Tuesday, March 31st, 2009
By Robb Hemmelgarn
Niekamp proud to capture D-II title
Findlay men's basketball coach Ron Niekamp's stoic, no-nonsense sideline demeanor during much of his teams' recent postseason would make most poker players envious.
On Saturday though, even Niekamp couldn't hold back jubilation as Tyler Evans' three-pointer in overtime pushed the Oilers ahead of Cal Poly Pomona, 56-53, and secured the NCAA Division II national title. It was the first Division II title for the school, as well as Niekamp, who just completed his 24th year leading the team.
"Between e-mails, people stopping in, and calls on two different phones, I have been very busy for the past couple of days," he smiled from his office. "We returned home yesterday and had a nice reception, and today it is back to business as much as possible. The big difference though, is that we have a nice big trophy to look at and remind us how all the hard work pays off."
Evans' off-balance shot on the inbounds play at the buzzer culminated an edge-of-the-cliff couple of weeks for the Oilers, where three of their final four games were overtime victories, while the fourth was a two-point win over Central Missouri in last week's semifinal contest.
On Saturday, the Oilers led Pomona by as many as 14 points in the opening half, but their advantage soon evaporated over the course of the final 20 minutes, which forced the game into overtime. Early in the extra session, Findlay's Josh Bostic, the Division II Player of the Year, retreated to the bench after picking up his fifth foul. Quickly, Niekamp's crew found themselves down by three.

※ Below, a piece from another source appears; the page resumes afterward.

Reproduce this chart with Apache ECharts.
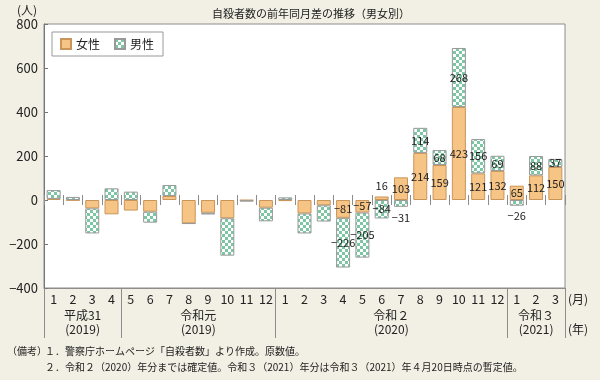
<!DOCTYPE html>
<html><head><meta charset="utf-8">
<script src="https://cdn.jsdelivr.net/npm/echarts@6/dist/echarts.min.js"></script>
<style>html,body{margin:0;padding:0;background:#f2efe4}#c{width:600px;height:380px}</style>
</head><body><div id="c"></div>
<script>
const months = ['1','2','3','4','5','6','7','8','9','10','11','12','1','2','3','4','5','6','7','8','9','10','11','12','1','2','3'];
const female = [5,-2,-38,-65,-48,-53,18,-106,-58,-83,-2,-35,-5,-61,-24,-81,-57,16,103,214,159,423,121,132,65,112,150];
const male = [40,14,-114,53,38,-50,50,-2,-8,-170,-5,-62,12,-91,-74,-226,-205,-84,-31,114,68,268,156,69,-26,88,37];
const yTicks = {min:-400, max:800, step:200};
const labelFromIndex = 15;
const yearGroups = [
  ['平成31','(2019)',0,3],
  ['令和元','(2019)',4,11],
  ['令和２','(2020)',12,23],
  ['令和３','(2021)',24,26]
];
const femaleLabelPos = {17:'top'};
const maleLabelPos = {18:'bottom',24:'bottom'};
const title = '自殺者数の前年同月差の推移（男女別）';
const notes = ['１．警察庁ホームページ「自殺者数」より作成。原数値。',
               '２．令和２（2020）年分までは確定値。令和３（2021）年分は令和３（2021）年４月20日時点の暫定値。'];

const FONT = '"Noto Sans CJK JP", "Noto Sans", sans-serif';
const ORANGE = '#f6c485';
const ORANGE_B = '#c9955a';
const GREEN = '#7dc6a3';

const cv = document.createElement('canvas');
cv.width = 6; cv.height = 6;
const cx = cv.getContext('2d');
cx.fillStyle = '#ffffff'; cx.fillRect(0,0,6,6);
cx.fillStyle = GREEN; cx.fillRect(0,0,3,3); cx.fillRect(3,3,3,3);

const minus = v => v < 0 ? '−' + Math.abs(v) : String(v);
function mk(arr, posMap){
  return arr.map((v,i)=>({
    value: v,
    label: {show: i >= labelFromIndex, position: posMap[i] || 'inside'}
  }));
}
const labelStyle = {fontSize: 11, color: '#222', fontFamily: FONT, formatter: p => minus(p.value)};

const chart = echarts.init(document.getElementById('c'), null, {renderer:'canvas'});
const gridBox = {left:44, right:35, top:24, bottom:92, outerBoundsMode:'none', containLabel:false};
chart.setOption({
  backgroundColor: '#f2efe4',
  animation: false,
  textStyle: {fontFamily: FONT},
  title: {text: title, left: 207, top: 3, textStyle:{fontSize: 11, fontWeight:'normal', color:'#222', fontFamily: FONT}},
  legend: {
    left: 52, top: 32, orient:'horizontal',
    backgroundColor:'#fff', borderColor:'#999', borderWidth:1, padding:[6,9,6,8],
    itemWidth: 10, itemHeight: 10, itemGap: 14,
    textStyle: {fontSize: 12, color:'#222', fontFamily: FONT},
    data: [{name:'女性', icon:'rect'}, {name:'男性', icon:'rect'}]
  },
  grid: [
    Object.assign({show:true, backgroundColor:'#fff', borderColor:'#8c8c8c', borderWidth:1}, gridBox),
    Object.assign({show:false}, gridBox)
  ],
  xAxis: [
    {type:'category', gridIndex:0, data: months, position:'bottom',
     axisLine:{onZero:false, lineStyle:{color:'#8c8c8c'}},
     axisTick:{show:true, length:50, interval: i => (i===0||i===4||i===12||i===24), lineStyle:{color:'#8c8c8c'}},
     axisLabel:{fontSize:12.5, color:'#222', margin:5, interval:0, fontFamily: FONT}},
    {type:'category', gridIndex:0, data: months, position:'top',
     axisLine:{show:false, onZero:true},
     axisTick:{show:true, length:5, lineStyle:{color:'#8c8c8c'}},
     axisLabel:{show:false}},
    {type:'category', gridIndex:1, data: months, position:'top',
     axisLine:{show:false, onZero:true},
     axisTick:{show:true, inside:true, length:5, lineStyle:{color:'#8c8c8c'}},
     axisLabel:{show:false}}
  ],
  yAxis: [
    {type:'value', gridIndex:0, min:yTicks.min, max:yTicks.max, interval:yTicks.step,
     axisLine:{show:true, lineStyle:{color:'#777'}},
     axisTick:{show:true, inside:true, length:4, lineStyle:{color:'#777'}},
     splitLine:{show:false},
     axisLabel:{fontSize:13, color:'#222', margin:6, formatter: v => minus(v), fontFamily: FONT}},
    {type:'value', gridIndex:1, min:yTicks.min, max:yTicks.max, interval:yTicks.step, show:false}
  ],
  series: [
    {name:'女性', type:'bar', stack:'total', xAxisIndex:0, yAxisIndex:0, barWidth:14,
     data: mk(female, femaleLabelPos),
     itemStyle:{color: ORANGE, borderColor: ORANGE_B, borderWidth: 1},
     label: labelStyle},
    {name:'男性', type:'bar', stack:'total', xAxisIndex:0, yAxisIndex:0, barWidth:14,
     data: mk(male, maleLabelPos),
     itemStyle:{color: {image: cv, repeat:'repeat'}, borderColor:'#999', borderWidth: 1},
     label: labelStyle}
  ]
});

const px = i => chart.convertToPixel({xAxisIndex:0}, i);
const bottomY = chart.convertToPixel({yAxisIndex:0}, yTicks.min);
const g = [];
yearGroups.forEach(([a,b,s,e])=>{
  const x = (px(s)+px(e))/2;
  g.push({type:'text', x:x, y:bottomY+27, style:{text:a, fill:'#222', align:'center', verticalAlign:'middle', font:'12px '+FONT}});
  g.push({type:'text', x:x, y:bottomY+41, style:{text:b, fill:'#222', align:'center', verticalAlign:'middle', font:'12px '+FONT}});
});
g.push({type:'text', x:578, y:bottomY+11, style:{text:'(月)', fill:'#222', align:'center', verticalAlign:'middle', font:'12px '+FONT}});
g.push({type:'text', x:578, y:bottomY+41, style:{text:'(年)', fill:'#222', align:'center', verticalAlign:'middle', font:'12px '+FONT}});
g.push({type:'text', x:27, y:10, style:{text:'(人)', fill:'#222', align:'center', verticalAlign:'middle', font:'12px '+FONT}});
g.push({type:'text', x:7, y:351, style:{text:'（備考）', fill:'#222', align:'left', verticalAlign:'middle', font:'10px '+FONT}});
g.push({type:'text', x:45, y:351, style:{text:notes[0], fill:'#222', align:'left', verticalAlign:'middle', font:'10px '+FONT}});
g.push({type:'text', x:45, y:367, style:{text:notes[1], fill:'#222', align:'left', verticalAlign:'middle', font:'10px '+FONT}});
chart.setOption({graphic: g});
</script></body></html>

Two consecutive turnovers though, helped the Oilers to tie things up. With just a handful of seconds remaining, Niekamp used a Cal Poly timeout to draw up the inbounds play with national championship implications. With less than a second on the clock, the pass was tossed to Evans, who swiftly launched the shot which swished the net as time expired.

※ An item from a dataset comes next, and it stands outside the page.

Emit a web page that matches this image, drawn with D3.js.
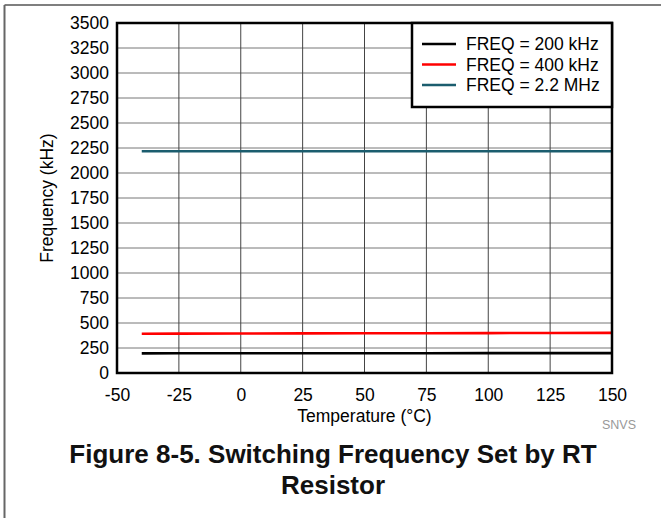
<!DOCTYPE html>
<html>
<head>
<meta charset="utf-8">
<script src="https://cdn.jsdelivr.net/npm/d3@7/dist/d3.min.js"></script>
<style>
  html, body { margin: 0; padding: 0; background: #fff; }
  svg { display: block; font-family: "Liberation Sans", Arial, Helvetica, sans-serif; }
</style>
</head>
<body>
<svg id="chart" width="661" height="518"></svg>
<script>
// ---- data ----
const temperatures = [-40, -25, 0, 25, 50, 75, 100, 125, 150];
const freq200 = [196, 197, 197, 198, 198, 198, 199, 199, 199];
const freq400 = [393, 394, 395, 396, 397, 398, 399, 400, 401];
const freq2200 = [2218, 2218, 2218, 2218, 2218, 2218, 2218, 2218, 2218];
const seriesNames = ["FREQ = 200 kHz", "FREQ = 400 kHz", "FREQ = 2.2 MHz"];
const seriesColors = ["#000000", "#ff0000", "#1b5d6e"];
const xTicks = [-50, -25, 0, 25, 50, 75, 100, 125, 150];
const yTicks = [0, 250, 500, 750, 1000, 1250, 1500, 1750, 2000, 2250, 2500, 2750, 3000, 3250, 3500];
const xLabel = "Temperature (°C)";
const yLabel = "Frequency (kHz)";
const titleLines = ["Figure 8-5. Switching Frequency Set by RT", "Resistor"];
const sourceNote = "SNVS";

const series = [freq200, freq400, freq2200].map((vals, i) => ({
  name: seriesNames[i], color: seriesColors[i],
  points: temperatures.map((t, j) => ({ x: t, y: vals[j] }))
}));

const svg = d3.select("#chart");
const L = 117, R = 612, T = 23, B = 373;
const x = d3.scaleLinear().domain([-50, 150]).range([L, R]);
const y = d3.scaleLinear().domain([0, 3500]).range([B, T]);
const plain = d => String(d).replace("\u2212", "-");

// outer frame
svg.append("line").attr("x1", 4.5).attr("x2", 661).attr("y1", 5).attr("y2", 5)
  .attr("stroke", "#555").attr("stroke-width", 1.5);
svg.append("line").attr("x1", 4.5).attr("x2", 4.5).attr("y1", 5).attr("y2", 518)
  .attr("stroke", "#666").attr("stroke-width", 2);

// grid
const g = svg.append("g");
g.selectAll("line.h").data(yTicks).join("line")
  .attr("x1", L).attr("x2", R).attr("y1", d => y(d)).attr("y2", d => y(d))
  .attr("stroke", "#777").attr("stroke-width", 1);
g.selectAll("line.v").data(xTicks).join("line")
  .attr("y1", T).attr("y2", B).attr("x1", d => x(d)).attr("x2", d => x(d))
  .attr("stroke", "#444").attr("stroke-width", 1);

// axes (tick labels via d3 axes)
const fs = "17.5px";
const xAxis = svg.append("g").attr("transform", `translate(0,${B})`)
  .call(d3.axisBottom(x).tickValues(xTicks).tickFormat(plain).tickSize(0).tickPadding(16));
xAxis.select(".domain").remove();
xAxis.selectAll("text").attr("font-size", fs).attr("fill", "#000")
  .attr("font-family", "Liberation Sans, Arial, sans-serif");

const yAxis = svg.append("g").attr("transform", `translate(${L},0)`)
  .call(d3.axisLeft(y).tickValues(yTicks).tickFormat(plain).tickSize(0).tickPadding(8));
yAxis.select(".domain").remove();
yAxis.selectAll("text").attr("font-size", fs).attr("fill", "#000")
  .attr("font-family", "Liberation Sans, Arial, sans-serif");

// series lines
const line = d3.line().x(d => x(d.x)).y(d => y(d.y));
svg.append("g").selectAll("path").data(series).join("path")
  .attr("d", d => line(d.points))
  .attr("fill", "none").attr("stroke", d => d.color).attr("stroke-width", 2.6);

// plot frame
svg.append("rect").attr("x", L).attr("y", T).attr("width", R - L).attr("height", B - T)
  .attr("fill", "none").attr("stroke", "#000").attr("stroke-width", 2.5);

// legend
const lg = svg.append("g");
lg.append("rect").attr("x", 412).attr("y", T).attr("width", R - 412).attr("height", 84)
  .attr("fill", "#fff").attr("stroke", "#000").attr("stroke-width", 2.5);
series.forEach((s, i) => {
  const yy = 44 + i * 20.5;
  lg.append("line").attr("x1", 422).attr("x2", 456).attr("y1", yy).attr("y2", yy)
    .attr("stroke", s.color).attr("stroke-width", 2.6);
  lg.append("text").attr("x", 466).attr("y", yy + 6).attr("font-size", fs)
    .attr("fill", "#000").text(s.name);
});

// axis labels
svg.append("text").attr("x", (L + R) / 2).attr("y", 422).attr("text-anchor", "middle")
  .attr("font-size", fs).text(xLabel);
svg.append("text").attr("transform", `translate(53,${(T + B) / 2}) rotate(-90)`)
  .attr("text-anchor", "middle").attr("font-size", fs).text(yLabel);

// source note
svg.append("text").attr("x", 636).attr("y", 429).attr("text-anchor", "end")
  .attr("font-size", "12.5px").attr("fill", "#999").text(sourceNote);

// title
titleLines.forEach((t, i) => {
  svg.append("text").attr("x", 333).attr("y", 463 + i * 31).attr("text-anchor", "middle")
    .attr("font-size", "26px").attr("font-weight", "bold").attr("fill", "#111").text(t);
});
</script>
</body>
</html>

"Before the season began, we knew that we could potentially be a very good team," Niekamp pointed out. "We had a lot of experience and talent, but to get to where we ended up was just amazing. To finish the year 36-0 is extremely difficult, especially as the year wears on and the target on our backs got bigger and bigger."
The final victory seemingly brought Niekamp full-circle from the days he was an All-Ohioan at St. Henry for coach Fran Guilbault in the mid-1960's. After high school, he went on to play for Miami University, where he lettered for the Redskins in 1971 and 1972 under long-time head coach Darrell Hedric. While at Miami, Niekamp played in one NIT and two NCAA tournaments.

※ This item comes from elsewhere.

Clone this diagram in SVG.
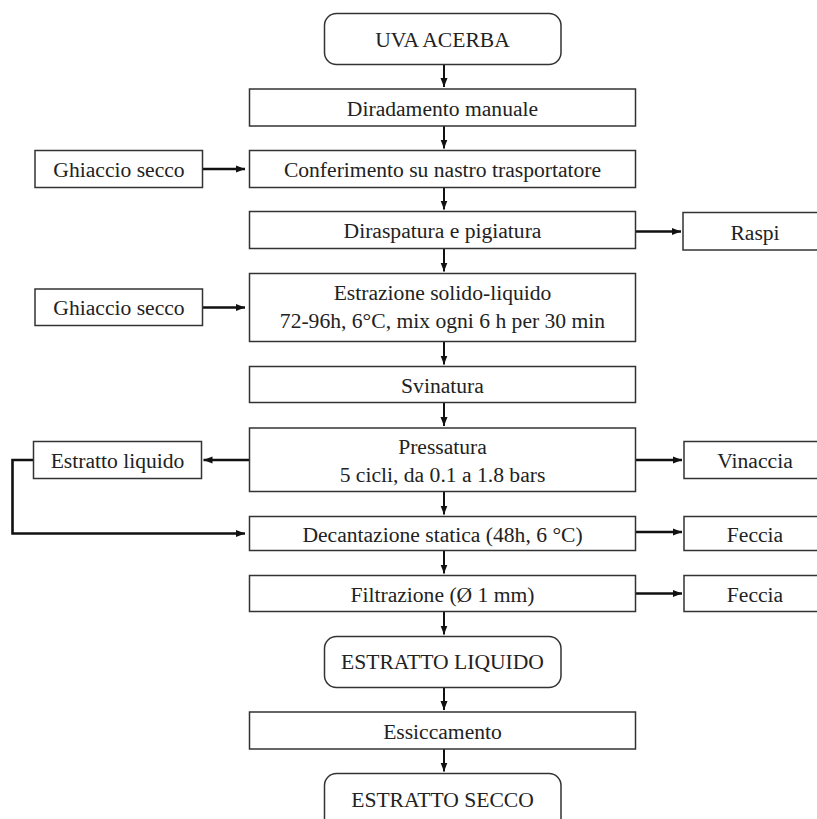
<svg xmlns="http://www.w3.org/2000/svg" width="817" height="819" viewBox="0 0 817 819">
<style>
.box{fill:#fff;stroke:#333;stroke-width:1.5}
.t{font-family:"Liberation Serif","Times New Roman",serif;font-size:21.6px;fill:#222;text-anchor:middle}
.v{fill:none;stroke:#111;stroke-width:2}
.h{fill:none;stroke:#111;stroke-width:2.6}
</style>
<defs>
<marker id="ah" markerUnits="userSpaceOnUse" markerWidth="10" markerHeight="8" refX="9" refY="4" orient="auto">
<path d="M0,0.5 L9,4 L0,7.5 z" fill="#111"/>
</marker>
</defs>
<rect width="817" height="819" fill="#fff"/>

<g id="connectors">
<path class="v" d="M444,64.5 V87" marker-end="url(#ah)"/>
<path class="v" d="M444,126 V148.5" marker-end="url(#ah)"/>
<path class="v" d="M444,187.5 V209.5" marker-end="url(#ah)"/>
<path class="v" d="M444,248.5 V271.5" marker-end="url(#ah)"/>
<path class="v" d="M444,341.5 V364.5" marker-end="url(#ah)"/>
<path class="v" d="M444,402.5 V426" marker-end="url(#ah)"/>
<path class="v" d="M444,491.5 V514.5" marker-end="url(#ah)"/>
<path class="v" d="M444,550.5 V573.5" marker-end="url(#ah)"/>
<path class="v" d="M444,611.5 V634.5" marker-end="url(#ah)"/>
<path class="v" d="M444,687.5 V710" marker-end="url(#ah)"/>
<path class="v" d="M444,749 V771.5" marker-end="url(#ah)"/>
<path class="h" d="M202.5,169 H245" marker-end="url(#ah)"/>
<path class="h" d="M202.5,307.5 H245" marker-end="url(#ah)"/>
<path class="h" d="M635.5,231.5 H681" marker-end="url(#ah)"/>
<path class="h" d="M249.5,460 H203.5" marker-end="url(#ah)"/>
<path class="h" d="M635.5,460 H682" marker-end="url(#ah)"/>
<path class="h" d="M33.5,460 H12.5 V533.5 H245" marker-end="url(#ah)"/>
<path class="h" d="M635.5,532 H682" marker-end="url(#ah)"/>
<path class="h" d="M635.5,593.5 H682" marker-end="url(#ah)"/>
</g>

<g id="uva-acerba">
<rect class="box" x="324.5" y="13.5" width="236.5" height="51" rx="12"/>
<text class="t" x="442.5" y="46.5">UVA ACERBA</text>
</g>
<g id="diradamento">
<rect class="box" x="249.5" y="89" width="386" height="37"/>
<text class="t" x="442.5" y="115.5">Diradamento manuale</text>
</g>
<g id="conferimento">
<rect class="box" x="249.5" y="150.5" width="386" height="37"/>
<text class="t" x="442.5" y="176.5">Conferimento su nastro trasportatore</text>
</g>
<g id="diraspatura">
<rect class="box" x="249.5" y="211.5" width="386" height="37"/>
<text class="t" x="442.5" y="238">Diraspatura e pigiatura</text>
</g>
<g id="estrazione">
<rect class="box" x="249.5" y="273.5" width="386" height="68"/>
<text class="t" x="442.5" y="300">Estrazione solido-liquido</text>
<text class="t" x="442.5" y="328">72-96h, 6°C, mix ogni 6 h per 30 min</text>
</g>
<g id="svinatura">
<rect class="box" x="249.5" y="366.5" width="386" height="36"/>
<text class="t" x="442.5" y="392.5">Svinatura</text>
</g>
<g id="pressatura">
<rect class="box" x="249.5" y="428" width="386" height="63.5"/>
<text class="t" x="442.5" y="454">Pressatura</text>
<text class="t" x="442.5" y="481.5">5 cicli, da 0.1 a 1.8 bars</text>
</g>
<g id="decantazione">
<rect class="box" x="249.5" y="516.5" width="386" height="34"/>
<text class="t" x="442.5" y="541.5">Decantazione statica (48h, 6 °C)</text>
</g>
<g id="filtrazione">
<rect class="box" x="249.5" y="575.5" width="386" height="36"/>
<text class="t" x="442.5" y="601.5">Filtrazione (Ø 1 mm)</text>
</g>
<g id="estratto-liquido-out">
<rect class="box" x="324.5" y="636.5" width="236.5" height="51" rx="12"/>
<text class="t" x="442.5" y="669">ESTRATTO LIQUIDO</text>
</g>
<g id="essiccamento">
<rect class="box" x="249.5" y="712" width="386" height="37"/>
<text class="t" x="442.5" y="738.5">Essiccamento</text>
</g>
<g id="estratto-secco">
<rect class="box" x="324.5" y="773.5" width="236.5" height="60" rx="12"/>
<text class="t" x="442.5" y="807">ESTRATTO SECCO</text>
</g>

<g id="ghiaccio-secco-1">
<rect class="box" x="35" y="150.5" width="167.5" height="37"/>
<text class="t" x="119" y="176.5">Ghiaccio secco</text>
</g>
<g id="ghiaccio-secco-2">
<rect class="box" x="35" y="289" width="167.5" height="36.5"/>
<text class="t" x="119" y="315">Ghiaccio secco</text>
</g>
<g id="estratto-liquido-side">
<rect class="box" x="33.5" y="441.5" width="168" height="37"/>
<text class="t" x="117.5" y="467.5">Estratto liquido</text>
</g>
<g id="raspi">
<rect class="box" x="683" y="212.5" width="143" height="37.5"/>
<text class="t" x="755" y="239.5">Raspi</text>
</g>
<g id="vinaccia">
<rect class="box" x="684" y="441.5" width="143" height="37"/>
<text class="t" x="755" y="467.5">Vinaccia</text>
</g>
<g id="feccia-1">
<rect class="box" x="684" y="516.5" width="143" height="34"/>
<text class="t" x="755" y="541.5">Feccia</text>
</g>
<g id="feccia-2">
<rect class="box" x="684" y="575.5" width="143" height="36"/>
<text class="t" x="755" y="601.5">Feccia</text>
</g>
</svg>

"I have been fortunate through my career to play for and coach with some outstanding men," praised Niekamp. "I obviously can't copy exactly what they taught me, but I try to take a little bit from everyone and fit it to my style of coaching and teaching."
Following college graduation, he returned to Mercer County when he took his initial coaching job at Parkway High School. He led the Panthers for two seasons before moving on to Ottawa Glandorf, where he remained for five years. In 1977, he earned Ohio's Class AA Coach of the Year after guiding the Titans to the state basketball tournament that season and repeated the feat in 1978.
Prior to jumping to the college ranks, Niekamp was on the sidelines at Lima Senior High School for six years, where he once again steered his team to the state tournament in 1982.
Deciding it was time to hang up his whistle at the prep level, Niekamp compiled a career record of 208-86, but the time was right to move on. He was hired as the University of Findlay's head man before the 1985-86 campaign, and by his second season, the Oilers finished 25-4 overall and won a second straight NAIA District 22 title.
During his 24-year tenure at the school, Niekamp has weathered the shift from NAIA to NCAA and not missed a beat. In 24 consecutive winning seasons, his teams have chalked up 551 wins and just 174 losses, with this season obviously measuring as the most prolific.
"Through all of my years in coaching, one thing has remained a constant," he explained. "The camaraderie of the players and coaches needs to be strong to be successful. If you can have trusting bonds, it makes winning the big games even more special and you realize how working hard together for a common goal pays off."
Reflecting on the recently completed season, Niekamp doesn't hesitate to shower his assistant coaches with all due credit. Ironically, Charlie Ernst, Dan Shardo, and Tyler Niekamp all played basketball in the Midwest Athletic Conference.
"I ask a lot from my assistant coaches and they have always done an outstanding job for me," he commented. "I guess I didn't realize that we all played at MAC schools, but I think that all of our understanding and appreciation of what basketball means to west central Ohio, helps us to be successful in that regard as well."
With a list of personal milestones that includes induction into Miami University's "Cradle of Coaches", Niekamp is left to ponder what comes next.
"I am obviously not as young as I used to be and every year there are moments during the season that I am reminded of that," he readily admitted. "The long hours and bus trips take their toll over time, but I go year by year at this point. This season is no different. I will evaluate everything and think about what I still love about coaching and this will help me to determine what the immediate future holds. Ending the season with a victory and as national champions is a feeling you just can't top."